Community plan helps emergency evacuation go smoothly

When fire broke out on an industrial estate in Ingleton on Friday (10 March), nearby residents needed to be evacuated from their homes and an emergency centre set up to accommodate them.

Emergency planning in North Yorkshire.

While emergency services dealt with the fire at an MOT test centre, Ingleton parish council implemented an emergency plan it had drawn up with support from North Yorkshire Council County, ensuring 36 people who needed to leave their homes were safely looked after.

Parish clerk Alison Hack attended the community centre to prepare for the evacuees while parish councillor John Emsley called in support from other councillors. Ingleton has had a community emergency plan for a couple of years. This was its first use, and it rolled out smoothly.

The evacuees were given shelter and food, and bedding was on hand had it been needed. Volunteers from the County Council's major incident response team also attended. People were allowed back to their homes at about midnight, several hours after the fire started.

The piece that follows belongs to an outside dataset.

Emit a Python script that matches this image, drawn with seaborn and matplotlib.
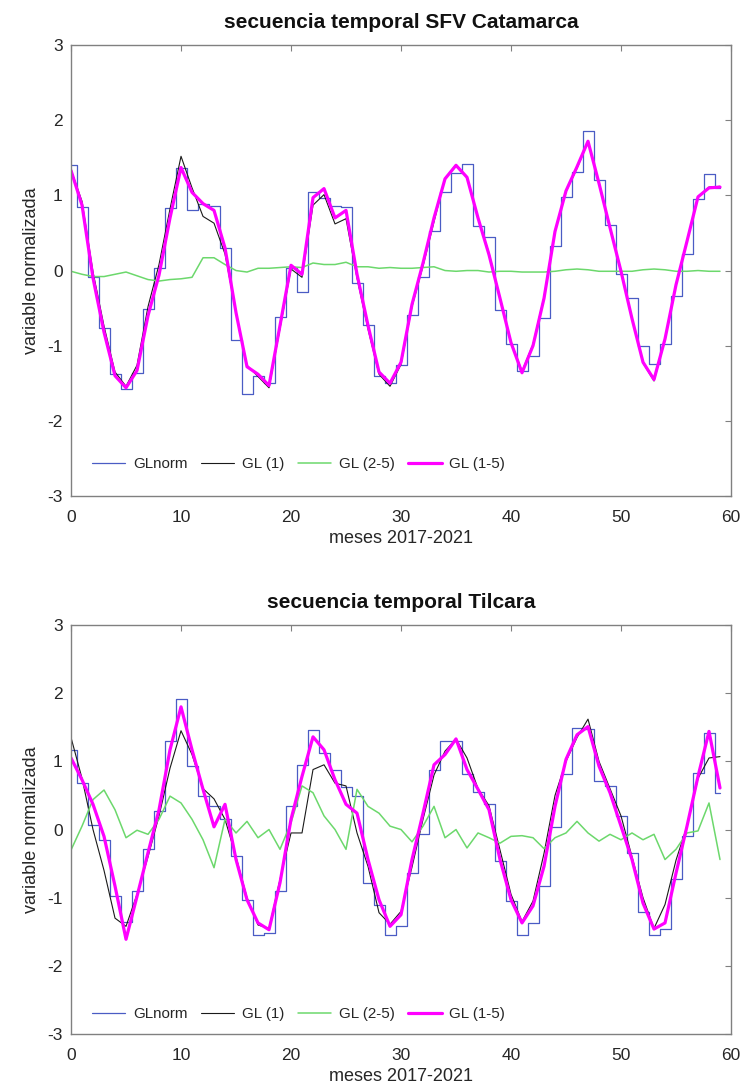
import matplotlib
matplotlib.use("Agg")
import matplotlib.pyplot as plt
import numpy as np
import pandas as pd
import seaborn as sns

# meses 0..59
meses = list(range(60))

# ---- SFV Catamarca ----
cat_glnorm = [1.41, 0.84, -0.08, -0.77, -1.37, -1.58, -1.36, -0.51, 0.03, 0.83,
              1.37, 0.80, 0.89, 0.86, 0.30, -0.93, -1.64, -1.40, -1.50, -0.62,
              0.03, -0.28, 1.04, 0.97, 0.86, 0.84, -0.17, -0.73, -1.40, -1.49,
              -1.26, -0.59, -0.09, 0.53, 1.05, 1.30, 1.42, 0.59, 0.44, -0.52,
              -0.98, -1.34, -1.14, -0.63, 0.33, 0.98, 1.31, 1.85, 1.20, 0.60,
              -0.05, -0.36, -1.01, -1.25, -0.98, -0.34, 0.22, 0.95, 1.29, 1.10]
cat_gl1 = [1.34, 0.92, -0.02, -0.74, -1.35, -1.54, -1.26, -0.48, 0.08, 0.82,
           1.52, 1.10, 0.72, 0.63, 0.22, -0.56, -1.26, -1.41, -1.56, -0.77,
           0.02, -0.09, 0.87, 1.01, 0.62, 0.69, -0.10, -0.78, -1.38, -1.54,
           -1.25, -0.48, 0.06, 0.65, 1.22, 1.41, 1.24, 0.70, 0.23, -0.36,
           -0.95, -1.34, -0.98, -0.35, 0.53, 1.05, 1.36, 1.71, 1.17, 0.58,
           0.00, -0.63, -1.23, -1.47, -0.92, -0.18, 0.40, 0.98, 1.11, 1.12]
cat_gl25 = [-0.01, -0.05, -0.08, -0.08, -0.05, -0.02, -0.07, -0.12, -0.14, -0.12,
            -0.11, -0.09, 0.17, 0.17, 0.08, 0.00, -0.02, 0.03, 0.03, 0.04,
            0.05, 0.04, 0.10, 0.08, 0.08, 0.11, 0.05, 0.05, 0.03, 0.04,
            0.03, 0.03, 0.04, 0.05, 0.00, -0.01, 0.00, 0.00, -0.02, -0.01,
            -0.01, -0.02, -0.02, -0.02, -0.01, 0.01, 0.02, 0.01, -0.01, -0.01,
            -0.01, -0.01, 0.01, 0.02, 0.01, -0.01, -0.01, 0.00, -0.01, -0.01]
cat_gl15 = [1.33, 0.87, -0.10, -0.82, -1.40, -1.56, -1.33, -0.60, -0.06, 0.70,
            1.37, 1.04, 0.89, 0.80, 0.30, -0.56, -1.28, -1.38, -1.53, -0.73,
            0.07, -0.05, 0.97, 1.09, 0.70, 0.80, -0.05, -0.73, -1.35, -1.50,
            -1.22, -0.45, 0.10, 0.70, 1.22, 1.40, 1.24, 0.70, 0.21, -0.37,
            -0.96, -1.36, -1.00, -0.37, 0.52, 1.06, 1.38, 1.72, 1.16, 0.57,
            -0.01, -0.64, -1.22, -1.45, -0.91, -0.19, 0.39, 0.98, 1.10, 1.11]

# ---- Tilcara ----
til_glnorm = [1.17, 0.69, 0.06, -0.15, -0.97, -1.35, -0.90, -0.29, 0.27, 1.30,
              1.92, 0.93, 0.49, 0.35, 0.15, -0.39, -1.03, -1.54, -1.52, -0.90,
              0.34, 0.94, 1.46, 1.12, 0.87, 0.62, 0.49, -0.78, -1.10, -1.54,
              -1.42, -0.64, -0.07, 0.87, 1.30, 1.30, 0.81, 0.55, 0.37, -0.46,
              -1.05, -1.55, -1.37, -0.83, 0.04, 0.82, 1.49, 1.47, 0.71, 0.64,
              0.20, -0.34, -1.21, -1.55, -1.46, -0.73, -0.09, 0.83, 1.41, 0.54]
til_gl1 = [1.35, 0.75, 0.00, -0.60, -1.30, -1.42, -0.95, -0.40, 0.20, 0.90,
           1.45, 1.10, 0.60, 0.45, 0.15, -0.40, -1.00, -1.40, -1.45, -0.73,
           -0.05, -0.05, 0.88, 0.95, 0.68, 0.64, -0.05, -0.54, -1.22, -1.39,
           -1.20, -0.55, 0.15, 0.80, 1.15, 1.33, 1.05, 0.60, 0.35, -0.30,
           -0.95, -1.35, -1.05, -0.35, 0.50, 1.00, 1.35, 1.62, 1.00, 0.60,
           0.20, -0.40, -1.00, -1.45, -1.10, -0.45, 0.05, 0.75, 1.05, 1.07]
til_gl25 = [-0.30, 0.05, 0.44, 0.58, 0.29, -0.12, -0.01, -0.07, 0.15, 0.49,
            0.39, 0.15, -0.15, -0.56, 0.15, -0.05, 0.12, -0.12, 0.00, -0.29,
            0.10, 0.64, 0.54, 0.20, 0.00, -0.29, 0.59, 0.34, 0.24, 0.05,
            0.00, -0.18, 0.05, 0.34, -0.12, 0.00, -0.27, -0.05, -0.12, -0.20,
            -0.10, -0.09, -0.12, -0.28, -0.12, -0.05, 0.12, -0.05, -0.17, -0.07,
            -0.15, -0.05, -0.15, -0.07, -0.44, -0.29, -0.05, -0.02, 0.39, -0.44]
til_gl15 = [1.05, 0.73, 0.37, -0.10, -0.83, -1.61, -0.98, -0.34, 0.29, 1.17,
            1.80, 1.17, 0.59, 0.04, 0.37, -0.44, -1.03, -1.37, -1.47, -0.78,
            0.15, 0.78, 1.36, 1.17, 0.73, 0.37, 0.24, -0.44, -1.03, -1.42,
            -1.25, -0.44, 0.24, 0.95, 1.10, 1.33, 0.88, 0.59, 0.29, -0.44,
            -1.03, -1.37, -1.12, -0.54, 0.34, 1.03, 1.39, 1.51, 0.93, 0.54,
            0.05, -0.44, -1.08, -1.46, -1.37, -0.64, 0.05, 0.78, 1.44, 0.61]

series_labels = ["GLnorm", "GL (1)", "GL (2-5)", "GL (1-5)"]
x_ticks = [0, 10, 20, 30, 40, 50, 60]
y_ticks = [-3, -2, -1, 0, 1, 2, 3]

sns.set_style("white")
plt.rcParams['font.family'] = ['Liberation Sans', 'DejaVu Sans']
plt.rcParams['axes.unicode_minus'] = False

FRAME = '#808080'
TXT = '#262626'


def draw_panel(ax, title, glnorm, gl1, gl25, gl15, legend_y):
    df = pd.DataFrame({"mes": meses, "GLnorm": glnorm, "GL1": gl1,
                       "GL25": gl25, "GL15": gl15})
    sns.lineplot(data=df, x="mes", y="GLnorm", ax=ax, color='#4a5cc4', lw=0.9,
                 drawstyle='steps-mid', estimator=None, label=series_labels[0])
    sns.lineplot(data=df, x="mes", y="GL1", ax=ax, color='#1a1a1a', lw=0.8,
                 estimator=None, label=series_labels[1])
    sns.lineplot(data=df, x="mes", y="GL25", ax=ax, color='#6cd86c', lw=1.1,
                 estimator=None, label=series_labels[2])
    sns.lineplot(data=df, x="mes", y="GL15", ax=ax, color='#ff00ff', lw=2.3,
                 estimator=None, label=series_labels[3])

    ax.set_xlim(0, 60)
    ax.set_ylim(-3, 3)
    ax.set_xticks(x_ticks)
    ax.set_yticks(y_ticks)
    ax.set_title(title, fontsize=15, fontweight='bold', color='#111111', pad=12)
    ax.set_xlabel("meses 2017-2021", fontsize=13, color=TXT, labelpad=4)
    ax.set_ylabel("variable normalizada", fontsize=13, color=TXT, labelpad=5)
    ax.tick_params(direction='in', top=True, right=True, length=4, width=0.8,
                   color=FRAME, labelsize=12.5, labelcolor=TXT)
    ax.tick_params(axis='x', pad=10)
    ax.tick_params(axis='y', pad=6)
    for sp in ax.spines.values():
        sp.set_color(FRAME)
        sp.set_linewidth(1.0)

    leg = ax.legend(loc='center left', bbox_to_anchor=(0.032, legend_y), ncol=4,
                    frameon=False, fontsize=10.9, handlelength=2.2,
                    handletextpad=0.5, columnspacing=0.9, borderpad=0,
                    borderaxespad=0)
    for t in leg.get_texts():
        t.set_color(TXT)


fig = plt.figure(figsize=(7.46, 10.88), dpi=100)
ax_top = fig.add_axes([0.0952, 0.5441, 0.8847, 0.4145])
ax_bot = fig.add_axes([0.0952, 0.0496, 0.8847, 0.3759])

draw_panel(ax_top, "secuencia temporal SFV Catamarca",
           cat_glnorm, cat_gl1, cat_gl25, cat_gl15, 0.071)
draw_panel(ax_bot, "secuencia temporal Tilcara",
           til_glnorm, til_gl1, til_gl25, til_gl15, 0.049)

fig.savefig("out.png", dpi=100)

"Our plan is based on the template from the County Council's resilience and emergencies team," said John. "We have kept it simple. If you make it complicated, things can go wrong.

"I would say that communities need something like this. You need to have a plan and make it as simple as you can. You need a calling system to bring people in to help. You need someone to give guidance and reassure people affected by the emergency that someone is looking after them."

John is happy to talk to any parish council that wants to hear what Ingleton has done and how.

The County Council's resilience and emergencies team can support any community that wants to draw up an emergency plan. It can provide a template that can easily be adapted to the specific needs of any community.

Councillor Carl Les, leader of the County Council and Executive Member for Emergency Planning, said: "People naturally already help each other in times of need, but experience shows that communities that are prepared cope better during an emergency. The emergency services will prioritise those in greatest need, so communities may need to rely on their own resources to minimise the impact on local residents before the emergency services arrive. As a parish councillor myself, I applaud Cllr Emsley's offer to help other parish councils."

A community emergency plan will identify volunteers, short-term refuges for people displaced from their homes, useful local equipment, vulnerable people in need of support and useful contacts.